By Sharon Omahen
University of Georgia
About 50 men and women crowded around University of Georgia
entomologist Kris Braman as she demonstrated how quickly a pair
of tiger beetles attack and devour an armyworm. The group’s
attraction wasn’t just morbid curiosity.
Georgia golf course and landscape industry professionals spend
millions of dollars each year controlling armyworms and other
caterpillars, so they were rooting for the beetle.
A UGA College of Agricultural and Environmental Sciences
professor, Braman was one of 19 UGA scientists who shared their
latest findings with more than 900 visitors at the 2006 Turfgrass
Field Day held Tuesday, Aug. 14 on the college’s campus in
Griffin, Ga.
Bug-eating bugs
Braman’s research focuses on controlling insects that feed on
Georgia turfgrasses and ornamental plants. Her subjects include
fall armyworms, Japanese beetles, chinch bugs and two-lined
spittle bugs.
Using a predator, like the tiger beetle, to control a pest is
called biological control. This method allows farmers and home
owners to control insect pests without spraying insecticides.

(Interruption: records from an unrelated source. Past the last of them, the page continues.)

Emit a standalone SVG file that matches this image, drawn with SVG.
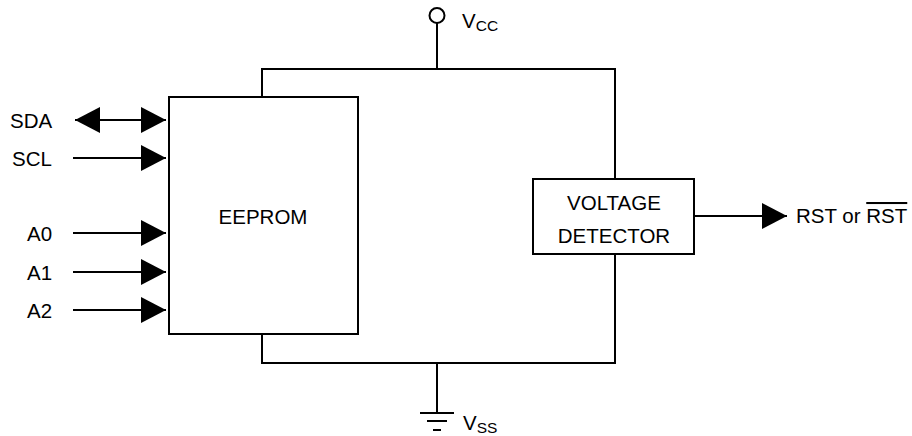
<svg xmlns="http://www.w3.org/2000/svg" width="912" height="436" viewBox="0 0 912 436">
<style>
.w{stroke:#000;stroke-width:2;fill:none}
.box{stroke:#000;stroke-width:2;fill:#fff}
.t{font-family:"Liberation Sans",Arial,sans-serif;font-size:20.5px;fill:#000}
.s{font-size:15.5px}
</style>
<defs>
<marker id="ah" markerUnits="userSpaceOnUse" markerWidth="25" markerHeight="26" refX="25" refY="13" orient="auto-start-reverse">
<path d="M0,0 L25,13 L0,26 z" fill="#000"/>
</marker>
</defs>
<rect width="912" height="436" fill="#fff"/>
<g id="connectors">
<path class="w" d="M262,97 V69 H615 V179"/>
<path class="w" d="M615,254 V363 H262 V334"/>
<path class="w" d="M437,23 V69"/>
<path class="w" d="M437,363 V413"/>
<line class="w" x1="75" y1="120" x2="166" y2="120" marker-start="url(#ah)" marker-end="url(#ah)"/>
<line class="w" x1="73" y1="158" x2="166" y2="158" marker-end="url(#ah)"/>
<line class="w" x1="73" y1="233" x2="166" y2="233" marker-end="url(#ah)"/>
<line class="w" x1="73" y1="272" x2="166" y2="272" marker-end="url(#ah)"/>
<line class="w" x1="73" y1="310" x2="166" y2="310" marker-end="url(#ah)"/>
<line class="w" x1="694" y1="216" x2="787" y2="216" marker-end="url(#ah)"/>
</g>
<g id="vcc">
<circle class="box" cx="437" cy="15.5" r="7.5"/>
<text class="t" x="462" y="28">V<tspan class="s" dy="3">CC</tspan></text>
</g>
<g id="vss">
<path class="w" d="M420,413 H454 M427,421 H447 M433,430 H441"/>
<text class="t" x="463" y="430">V<tspan class="s" dy="3">SS</tspan></text>
</g>
<g id="eeprom">
<rect class="box" x="169" y="97" width="189" height="237"/>
<text class="t" x="263" y="224" text-anchor="middle">EEPROM</text>
</g>
<g id="detector">
<rect class="box" x="533" y="179" width="161" height="75"/>
<text class="t" x="614" y="210" text-anchor="middle">VOLTAGE</text>
<text class="t" x="614" y="243" text-anchor="middle">DETECTOR</text>
</g>
<g id="labels">
<text class="t" x="10" y="128">SDA</text>
<text class="t" x="12" y="166">SCL</text>
<text class="t" x="27" y="241">A0</text>
<text class="t" x="27" y="280">A1</text>
<text class="t" x="27" y="318">A2</text>
<text class="t" x="796" y="223">RST or <tspan text-decoration="overline">RST</tspan></text>
</g>
</svg>
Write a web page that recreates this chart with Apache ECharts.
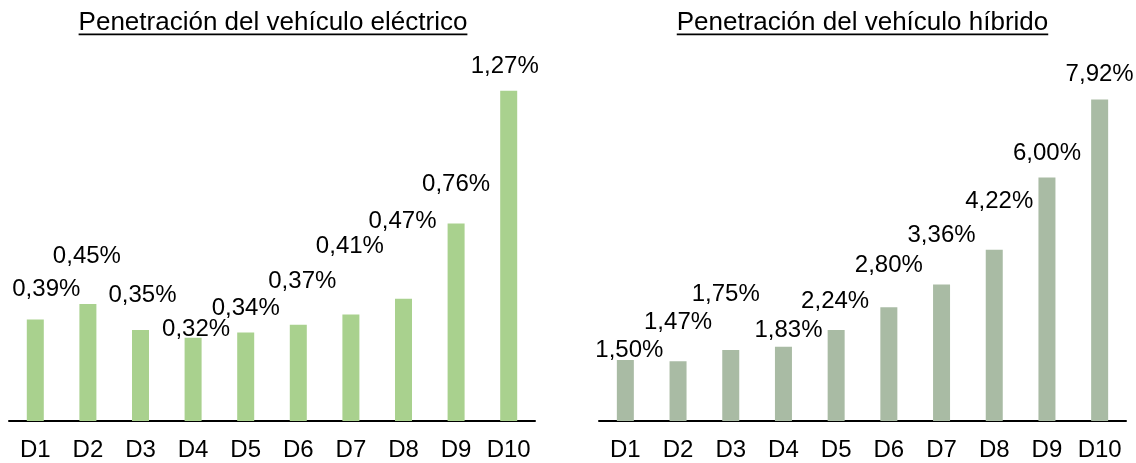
<!DOCTYPE html>
<html>
<head>
<meta charset="utf-8">
<style>
  html, body { margin: 0; padding: 0; background: #ffffff; }
  #chart { width: 1136px; height: 463px; }
</style>
<script src="https://cdn.jsdelivr.net/npm/echarts@6/dist/echarts.min.js"></script>
</head>
<body>
<div id="chart"></div>
<script>
// Deciles and penetration shares (%)
const deciles = ['D1', 'D2', 'D3', 'D4', 'D5', 'D6', 'D7', 'D8', 'D9', 'D10'];
const electricShare = [0.39, 0.45, 0.35, 0.32, 0.34, 0.37, 0.41, 0.47, 0.76, 1.27];
const hybridShare = [1.50, 1.47, 1.75, 1.83, 2.24, 2.80, 3.36, 4.22, 6.00, 7.92];

const electricTitle = 'Penetración del vehículo eléctrico';
const hybridTitle = 'Penetración del vehículo híbrido';

// Hand-placed value labels: [horizontal shift, gap above the bar top] in px
const electricLabelPlace = [[11, 22], [-1, 40], [2, 27], [3, 0], [0, 16], [4, 35], [-1, 60], [-1, 69], [0, 31], [-4, 16]];
const hybridLabelPlace = [[4, 2], [0, 31], [-5, 48], [5, 8], [-1, 21], [0, 34], [0, 41], [5, 40], [0, 16], [0, 17]];

const FONT = '"Liberation Sans", Arial, Helvetica, sans-serif';
const BASE_SHIFT = 4; // distance from label box bottom to text baseline

function pct(v) {
  return v.toFixed(2).replace('.', ',') + '%';
}

function seriesData(values, place) {
  return values.map((v, i) => ({
    value: v,
    label: { offset: [place[i][0], BASE_SHIFT - place[i][1]] }
  }));
}

function textWidth(text, font) {
  const ctx = document.createElement('canvas').getContext('2d');
  ctx.font = font;
  return ctx.measureText(text).width;
}

const titleFont = '26px ' + FONT;
const panels = [
  { title: electricTitle, cx: 273 },
  { title: hybridTitle, cx: 862.5 }
];

const graphics = [];
panels.forEach(p => {
  const w = textWidth(p.title, titleFont);
  graphics.push({
    type: 'text',
    style: {
      text: p.title, x: p.cx, y: 10, align: 'center', verticalAlign: 'top',
      font: titleFont, fill: '#000000'
    }
  });
  graphics.push({
    type: 'line',
    shape: { x1: p.cx - w / 2, y1: 34.3, x2: p.cx + w / 2, y2: 34.3 },
    style: { stroke: '#000000', lineWidth: 1.7 }
  });
});

const axisCommon = {
  type: 'category',
  data: deciles,
  axisLine: { lineStyle: { color: '#000000', width: 2 } },
  axisTick: { show: false },
  axisLabel: { color: '#000000', fontSize: 24, fontFamily: FONT, margin: 17, interval: 0 }
};

const valueCommon = {
  type: 'value',
  min: 0,
  show: false,
  splitLine: { show: false }
};

const labelCommon = {
  show: true,
  position: 'top',
  distance: 0,
  color: '#000000',
  fontSize: 24,
  fontFamily: FONT,
  formatter: p => pct(p.value)
};

const chart = echarts.init(document.getElementById('chart'), null, { renderer: 'canvas' });
chart.setOption({
  animation: false,
  backgroundColor: '#ffffff',
  grid: [
    { left: 9, right: 601, top: 31, bottom: 42 },
    { left: 599, right: 10, top: 55.6, bottom: 42 }
  ],
  xAxis: [
    Object.assign({ gridIndex: 0 }, axisCommon),
    Object.assign({ gridIndex: 1 }, axisCommon)
  ],
  yAxis: [
    Object.assign({ gridIndex: 0, max: 1.5 }, valueCommon),
    Object.assign({ gridIndex: 1, max: 9 }, valueCommon)
  ],
  series: [
    {
      name: electricTitle,
      type: 'bar',
      xAxisIndex: 0,
      yAxisIndex: 0,
      barWidth: 17,
      itemStyle: { color: '#A9D18E' },
      label: labelCommon,
      data: seriesData(electricShare, electricLabelPlace)
    },
    {
      name: hybridTitle,
      type: 'bar',
      xAxisIndex: 1,
      yAxisIndex: 1,
      barWidth: 17,
      itemStyle: { color: '#A9BBA4' },
      label: labelCommon,
      data: seriesData(hybridShare, hybridLabelPlace)
    }
  ],
  graphic: graphics
});
</script>
</body>
</html>
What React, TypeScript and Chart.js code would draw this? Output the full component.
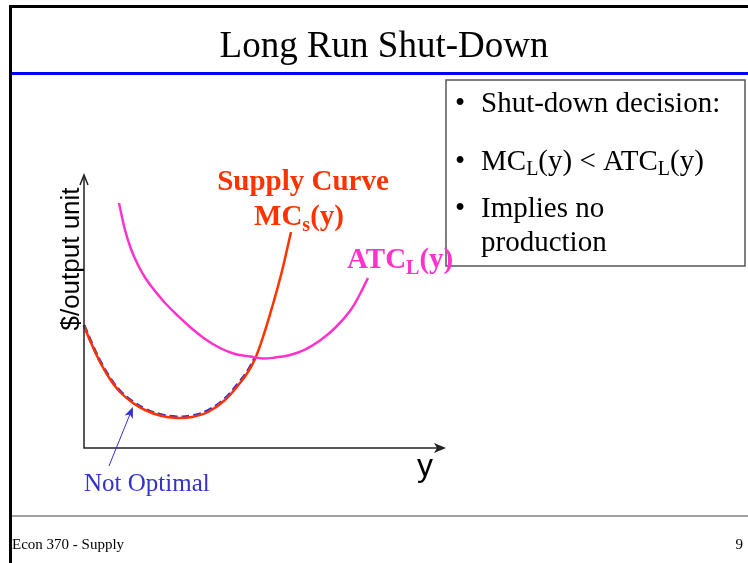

“Tiger beetles are very common in landscape beds,” Braman said.
“They are very ferocious predators. I wouldn’t want to run into
one my size.”
Over the next four years, Braman will monitor how well the tiger
beetles keep armyworm and Japanese beetle grub populations down
in her research plots.
“These beetles aren’t being used much in this way, but they are
very abundant in nature,” she said. “We have been finding them
more and more in our insect pitfall traps.”
Not a new idea
Using beneficial insects isn’t a new concept to the greenhouse
and field crop industries, but it is new to the turfgrass
industry.
“The (beneficial insects) that are commercially available are not
widely used in turf,” Braman said. “We’re finding that the ones
used in greenhouses do occur in turf.”
Many greenhouse growers buy beneficial insects to control pests
on their plants. One of the most popular, the minute pirate bug,
feeds on insect eggs, caterpillar eggs, thrips, mites and small
larvae, Braman said.
One of Braman’s favorite beneficial insects is the big-eyed bug.
It feeds on soft-bodied small insects like armyworms, cut worms
and chinch bugs.
“We ought to be looking in this direction as a possibility, if
it’s cost effective,” Braman said. “It’s a matter of conserving
the predators that are already there and using management
practices that don’t eliminate the natural enemies.”